One of the temporary installations is entitled, "Are Animals People?" by Peter Fischli and David Weis. The exhibit features surrealist videos of a rat and a bear chasing each other around a cavernous palace, occasionally floating through space, choking one another, or coming upon a sow and piglets (among other occurences). The videos are sort of what I imagine a furry fans lucid nightmare to be like.



There was also a retrospective on the late Juan Munoz, a Spanish artist of near-unfathomable weirdness. The late gentleman had a penchant for mannequins, large bulbous figures, and sniggering idiots in situations of profound discomfit. I didn't like him but he did succeed in mildly wigging me out.

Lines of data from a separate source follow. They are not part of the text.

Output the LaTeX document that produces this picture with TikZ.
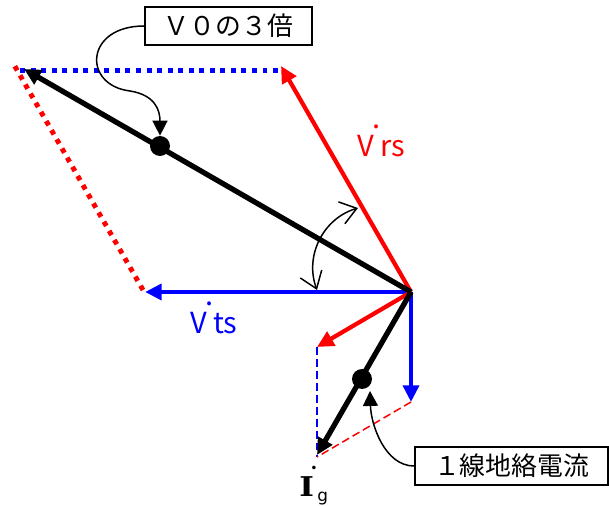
\documentclass[tikz,border=0pt]{standalone}
\usepackage{fontspec}
\usepackage{graphicx}
\setmainfont{Noto Sans CJK JP}
\newfontfamily\igserif{DejaVu Serif}
\newfontfamily\igsans{DejaVu Sans}
\usetikzlibrary{arrows.meta}
\definecolor{vecRed}{HTML}{FF0000}
\definecolor{vecBlue}{HTML}{0000FF}
\newcommand{\phasorV}{V\kern-0.06em\raisebox{1.0em}{.}}

\begin{document}
\begin{tikzpicture}[
  x=0.02cm, y=-0.02cm,
  >={Triangle[length=9.5pt,width=9pt]},
  phasor/.style={line width=2.4pt,->},
  dotguide/.style={line width=2.8pt,dash pattern=on 2.8pt off 3.2pt},
  thinguide/.style={line width=0.85pt,dash pattern=on 4.5pt off 2.3pt},
  callout/.style={
    draw,
    line width=1.1pt,
    minimum width=3.34cm,
    minimum height=0.76cm,
    inner sep=0pt,
    font=\fontsize{14.7}{16}\selectfont
  },
  pointer/.style={line width=0.85pt,-{Triangle[length=8.5pt,width=8.5pt]}},
  bigdot/.style={circle,fill,inner sep=0pt,minimum size=0.4cm},
  phlabel/.style={inner sep=0pt,anchor=base west,font=\fontsize{16.5}{18}\selectfont}
]
  \useasboundingbox (0,0) rectangle (609,506);

  \coordinate (O) at (411,292);
  \coordinate (rsTip) at (281,66);
  \coordinate (tsTip) at (145,292);
  \coordinate (sumTip) at (24,69);
  \coordinate (rgTip) at (317,347);
  \coordinate (dnTip) at (411,402);
  \coordinate (igTip) at (317,455);
  \coordinate (cBot) at (317,457);
  \coordinate (bTopR) at (278,70.5);
  \coordinate (bTopL) at (18,70.5);
  \coordinate (rTopB) at (143,290);
  \coordinate (rTopT) at (13,63);

  \draw[dotguide,draw=vecBlue] (bTopR)--(bTopL);
  \draw[dotguide,draw=vecRed] (rTopB)--(rTopT);
  \draw[thinguide,draw=vecBlue] (rgTip)--(cBot);
  \draw[thinguide,draw=vecRed] (dnTip)--(cBot);

  \draw[phasor,draw=vecBlue,fill=vecBlue] (O)--(tsTip);
  \draw[phasor,draw=vecBlue,fill=vecBlue] (O)--(dnTip);
  \draw[phasor,draw=vecRed,fill=vecRed] (O)--(rsTip);
  \draw[phasor,draw=vecRed,fill=vecRed] (O)--(rgTip);
  \draw[phasor,line width=3pt] (O)--(sumTip);
  \draw[phasor,line width=3pt] (O)--(igTip);

  \node[bigdot] (dotA) at (160,146) {};
  \node[bigdot] (dotB) at (362,379) {};

  \node[phlabel,text=vecRed] (vrs) at (357,157) {\phasorV rs};
  \node[phlabel,text=vecBlue] (vts) at (190,334) {\phasorV ts};
  \node[inner sep=0pt,anchor=base west] (ig) at (299,497)
    {{\igserif\bfseries\fontsize{15.5}{17}\selectfont\scalebox{1.15}[1]{I}\kern-0.12em\raisebox{1.0em}{\fontsize{11}{12}\selectfont.}}%
     \raisebox{-2.3pt}{\igsans\fontsize{9.6}{10}\selectfont g}};

  \coordinate (angS) at (317,290);
  \coordinate (angE) at (358,208);
  \draw[line width=0.85pt,{Straight Barb[length=9pt,width=13pt]}-{Straight Barb[length=9pt,width=13pt]}]
    (angS) .. controls (304.3,255.9) and (323.1,218.3) .. (angE);

  \node[callout] (triple) at (228.5,26) {Ｖ０の３倍};
  \node[callout,minimum width=3.86cm] (fault) at (511.5,466) {１線地絡電流};

  \draw[pointer] (triple.west) .. controls (85,26) and (82,85) .. (130,91)
    .. controls (155,95) and (160,110) .. (dotA.north);
  \coordinate (ptrB) at (370,391);
  \draw[pointer] (fault.west) .. controls (385,466) and (371,425) .. (ptrB);
\end{tikzpicture}
\end{document}
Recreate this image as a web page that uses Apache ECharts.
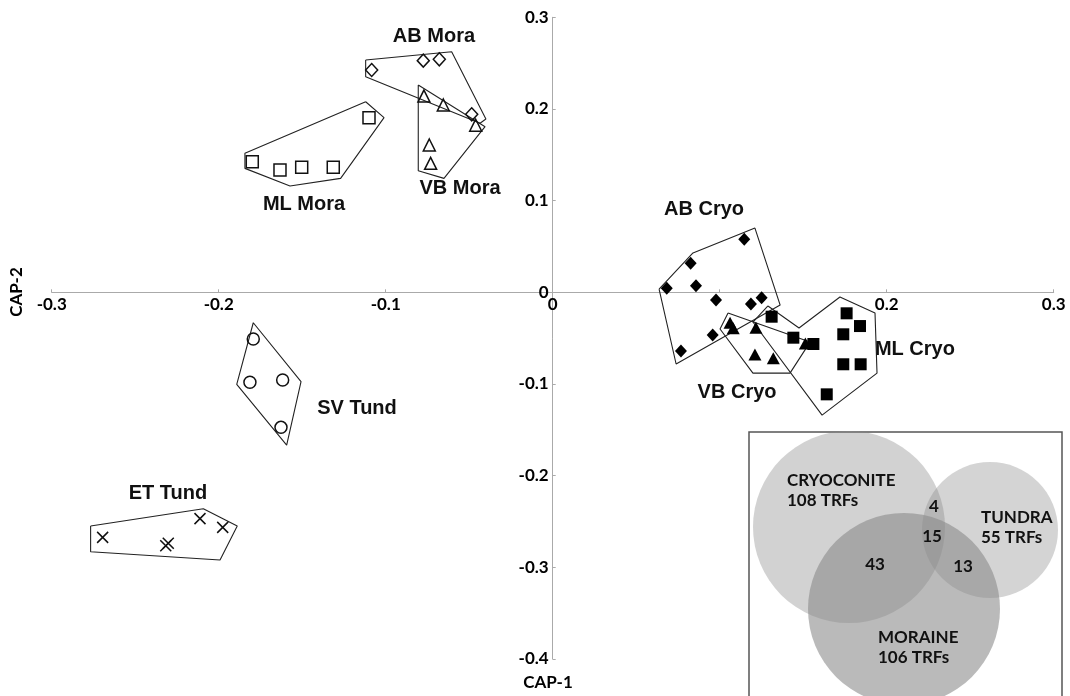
<!DOCTYPE html>
<html>
<head>
<meta charset="utf-8">
<script src="https://cdn.jsdelivr.net/npm/echarts@6/dist/echarts.min.js"></script>
<style>
html,body{margin:0;padding:0;background:#fff;}
#chart{width:1070px;height:696px;}
</style>
</head>
<body>
<div id="chart"></div>
<script>
// ---- data ----
const xTickValues = [-0.3, -0.2, -0.1, 0, 0.1, 0.2, 0.3];
const xTickLabels = ['-0.3', '-0.2', '-0.1', '0', '', '0.2', '0.3'];
const yTickValues = [-0.4, -0.3, -0.2, -0.1, 0, 0.1, 0.2, 0.3];
const yTickLabels = ['-0.4', '-0.3', '-0.2', '-0.1', '0', '0.1', '0.2', '0.3'];

const abMora = [[-0.1084,0.2425],[-0.0775,0.2527],[-0.0679,0.2542],[-0.0485,0.1942]];
const vbMora = [[-0.0771,0.2141],[-0.0655,0.2043],[-0.0461,0.1822],[-0.0739,0.1607],[-0.0731,0.1407]];
const mlMora = [[-0.1100,0.1905],[-0.1799,0.1425],[-0.1633,0.1334],[-0.1503,0.1364],[-0.1314,0.1364]];
const svTund = [[-0.1793,-0.0509],[-0.1813,-0.0982],[-0.1617,-0.0957],[-0.1627,-0.1473]];
const etTund = [[-0.2695,-0.2673],[-0.2317,-0.2764],[-0.2302,-0.2738],[-0.2112,-0.2469],[-0.1976,-0.2564]];
const abCryo = [[0.0683,0.0044],[0.0826,0.0316],[0.0858,0.0072],[0.0978,-0.0084],[0.1147,0.0578],[0.1187,-0.0128],[0.1251,-0.0059],[0.0958,-0.0466],[0.0768,-0.0640]];
const vbCryo = [[0.1062,-0.0331],[0.1081,-0.0393],[0.1217,-0.0386],[0.1211,-0.0677],[0.1321,-0.0720],[0.1513,-0.0557]];
const mlCryo = [[0.1311,-0.0266],[0.1441,-0.0495],[0.1561,-0.0564],[0.1760,-0.0229],[0.1840,-0.0368],[0.1740,-0.0458],[0.1740,-0.0785],[0.1844,-0.0785],[0.1641,-0.1113]];

const abMoraHull = [[-0.112,0.2534],[-0.0605,0.2625],[-0.040,0.189],[-0.0435,0.1845],[-0.112,0.2352]];
const vbMoraHull = [[-0.0805,0.2261],[-0.0405,0.1807],[-0.0651,0.1243],[-0.0805,0.1327]];
const mlMoraHull = [[-0.112,0.2079],[-0.101,0.1905],[-0.127,0.1243],[-0.1573,0.116],[-0.1843,0.1352],[-0.1843,0.1516]];
const svTundHull = [[-0.1793,-0.0332],[-0.1507,-0.0975],[-0.1593,-0.1666],[-0.1892,-0.1004]];
const etTundHull = [[-0.2767,-0.2549],[-0.2092,-0.2361],[-0.1889,-0.2549],[-0.1992,-0.292],[-0.2767,-0.283]];
const abCryoHull = [[0.0637,0.0036],[0.0840,0.0429],[0.1211,0.0701],[0.1362,-0.0139],[0.0739,-0.0782]];
const vbCryoHull = [[0.1050,-0.0226],[0.1541,-0.0543],[0.1421,-0.0881],[0.1199,-0.0881],[0.1002,-0.0400]];
const mlCryoHull = [[0.1289,-0.0149],[0.1475,-0.0389],[0.1720,-0.0051],[0.1930,-0.0226],[0.1942,-0.0881],[0.1613,-0.1339],[0.1199,-0.0324]];

const groupNames = ['AB Mora','ML Mora','VB Mora','AB Cryo','ML Cryo','VB Cryo','SV Tund','ET Tund'];
const groupLabelAt = [[-0.0711,0.2790],[-0.1489,0.0955],[-0.0555,0.1138],[0.0906,0.0909],[0.2169,-0.0619],[0.1104,-0.1088],[-0.1172,-0.1262],[-0.2304,-0.2190]];

const vennSets = ['CRYOCONITE', 'TUNDRA', 'MORAINE'];
const vennTotals = [108, 55, 106];
const vennCryoTundra = 4;
const vennAll = 15;
const vennCryoMoraine = 43;
const vennMoraineTundra = 13;

// ---- chart ----
const chart = echarts.init(document.getElementById('chart'), null, {renderer: 'canvas'});
const tickFont = {fontFamily: 'Lato', fontWeight: 'bold', fontSize: 17, color: '#000'};

function pts(name, data, symbol, size, filled) {
  return {
    type: 'scatter', name, data, symbol, symbolSize: size, z: 5,
    itemStyle: filled ? {color: '#000', opacity: 1} : {color: 'rgba(255,255,255,0)', borderColor: '#111', borderWidth: 1.5, opacity: 1},
    emphasis: {disabled: true}
  };
}
function hull(name, data) {
  return {
    type: 'line', name, data: data.concat([data[0]]), symbol: 'none', z: 4,
    lineStyle: {color: '#222', width: 1.1}, emphasis: {disabled: true}, animation: false
  };
}
function textSeries(name, data, label) {
  return {
    type: 'scatter', name, data, symbolSize: 0, z: 6, clip: false,
    itemStyle: {opacity: 1},
    label: Object.assign({show: true, formatter: '{b}'}, label),
    emphasis: {disabled: true}
  };
}
const crossPath = 'path://M0,0L10,10M10,0L0,10';

const option = {
  backgroundColor: '#fff',
  animation: false,
  grid: {left: 51.7, right: 16.3, top: 17.3, bottom: 37, containLabel: false},
  xAxis: {
    type: 'value', min: -0.3, max: 0.3, interval: 0.1,
    splitLine: {show: false},
    axisLine: {onZero: true, lineStyle: {color: '#aaa', width: 1}},
    axisTick: {show: true, inside: true, length: 3, lineStyle: {color: '#aaa'}},
    axisLabel: {show: false}
  },
  yAxis: {
    type: 'value', min: -0.4, max: 0.3, interval: 0.1,
    splitLine: {show: false},
    axisLine: {onZero: true, lineStyle: {color: '#aaa', width: 1}},
    axisTick: {show: true, inside: true, length: 3, lineStyle: {color: '#aaa'}},
    axisLabel: {show: false}
  },
  series: [
    hull('AB Mora hull', abMoraHull), hull('VB Mora hull', vbMoraHull), hull('ML Mora hull', mlMoraHull),
    hull('SV Tund hull', svTundHull), hull('ET Tund hull', etTundHull),
    hull('AB Cryo hull', abCryoHull), hull('VB Cryo hull', vbCryoHull), hull('ML Cryo hull', mlCryoHull),
    pts('AB Mora', abMora, 'diamond', [12, 13], false),
    pts('VB Mora', vbMora, 'triangle', [12, 12], false),
    pts('ML Mora', mlMora, 'rect', 12, false),
    pts('SV Tund', svTund, 'circle', 12, false),
    {
      type: 'scatter', name: 'ET Tund', data: etTund, symbol: crossPath, symbolSize: 11, z: 5,
      itemStyle: {color: 'rgba(0,0,0,0)', borderColor: '#111', borderWidth: 1.5, opacity: 1}, emphasis: {disabled: true}
    },
    pts('AB Cryo', abCryo, 'diamond', [12, 13], true),
    pts('VB Cryo', vbCryo, 'triangle', [13, 12], true),
    pts('ML Cryo', mlCryo, 'rect', 12, true),
    textSeries('group labels', groupNames.map((n, i) => ({name: n, value: groupLabelAt[i]})),
      {position: 'inside', fontFamily: 'Liberation Sans', fontWeight: 'bold', fontSize: 20, color: '#111'}),
    textSeries('x tick labels', xTickValues.map((v, i) => ({name: xTickLabels[i], value: [v, 0]})),
      Object.assign({position: 'bottom', distance: 4}, tickFont)),
    textSeries('y tick labels', yTickValues.map((v, i) => ({name: yTickLabels[i], value: [0, v]})),
      Object.assign({position: 'left', distance: 4}, tickFont))
  ],
  graphic: [
    {type: 'text', z: 50, x: 548, y: 683, style: {text: 'CAP-1', font: 'bold 17px Lato', fill: '#000', align: 'center', verticalAlign: 'middle'}},
    {type: 'text', z: 50, x: 17, y: 292, rotation: Math.PI / 2, style: {text: 'CAP-2', font: 'bold 17px Lato', fill: '#000', align: 'center', verticalAlign: 'middle'}},
    {type: 'rect', z: 40, shape: {x: 749, y: 432, width: 313, height: 280}, style: {fill: '#fff', stroke: '#555', lineWidth: 1.5}},
    {type: 'circle', z: 41, shape: {cx: 849, cy: 527, r: 96}, style: {fill: 'rgba(136,136,136,0.38)'}},
    {type: 'circle', z: 41, shape: {cx: 990, cy: 530, r: 68}, style: {fill: 'rgba(136,136,136,0.36)'}},
    {type: 'circle', z: 41, shape: {cx: 904, cy: 609, r: 96}, style: {fill: 'rgba(136,136,136,0.58)'}},
    {type: 'text', z: 45, x: 787, y: 471, style: {text: vennSets[0] + '\n' + vennTotals[0] + ' TRFs', font: 'bold 17px Lato', fill: '#111', lineHeight: 20}},
    {type: 'text', z: 45, x: 981, y: 508, style: {text: vennSets[1] + '\n' + vennTotals[1] + ' TRFs', font: 'bold 17px Lato', fill: '#111', lineHeight: 20}},
    {type: 'text', z: 45, x: 878, y: 628, style: {text: vennSets[2] + '\n' + vennTotals[2] + ' TRFs', font: 'bold 17px Lato', fill: '#111', lineHeight: 20}},
    {type: 'text', z: 45, x: 934, y: 507, style: {text: String(vennCryoTundra), font: 'bold 17px Lato', fill: '#111', align: 'center', verticalAlign: 'middle'}},
    {type: 'text', z: 45, x: 932, y: 537, style: {text: String(vennAll), font: 'bold 17px Lato', fill: '#111', align: 'center', verticalAlign: 'middle'}},
    {type: 'text', z: 45, x: 875, y: 565, style: {text: String(vennCryoMoraine), font: 'bold 17px Lato', fill: '#111', align: 'center', verticalAlign: 'middle'}},
    {type: 'text', z: 45, x: 963, y: 567, style: {text: String(vennMoraineTundra), font: 'bold 17px Lato', fill: '#111', align: 'center', verticalAlign: 'middle'}}
  ]
};
chart.setOption(option);
</script>
</body>
</html>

Which I guess is why we have modern art museums. (He has this mannequin, right - it's like leaning against a wall, there's a spotlight so it casts a shadow. everyone walks around, the mannequins mouth is moving soundlessly, WHAT NO STOP THAT).

One of his installation pieces is a dark room with a mousehole in the corner, the "Tom and Jerry" theme music playing non-stop. It is kind of brilliant.


"The Wasteland." Brrr.



So this guy was hanging in the stairwells. You're thomping down the stairs in an effort to bypass the super modern but slow hotel, and hello, hanging guy in the stairwell. THANK YOU, SIR.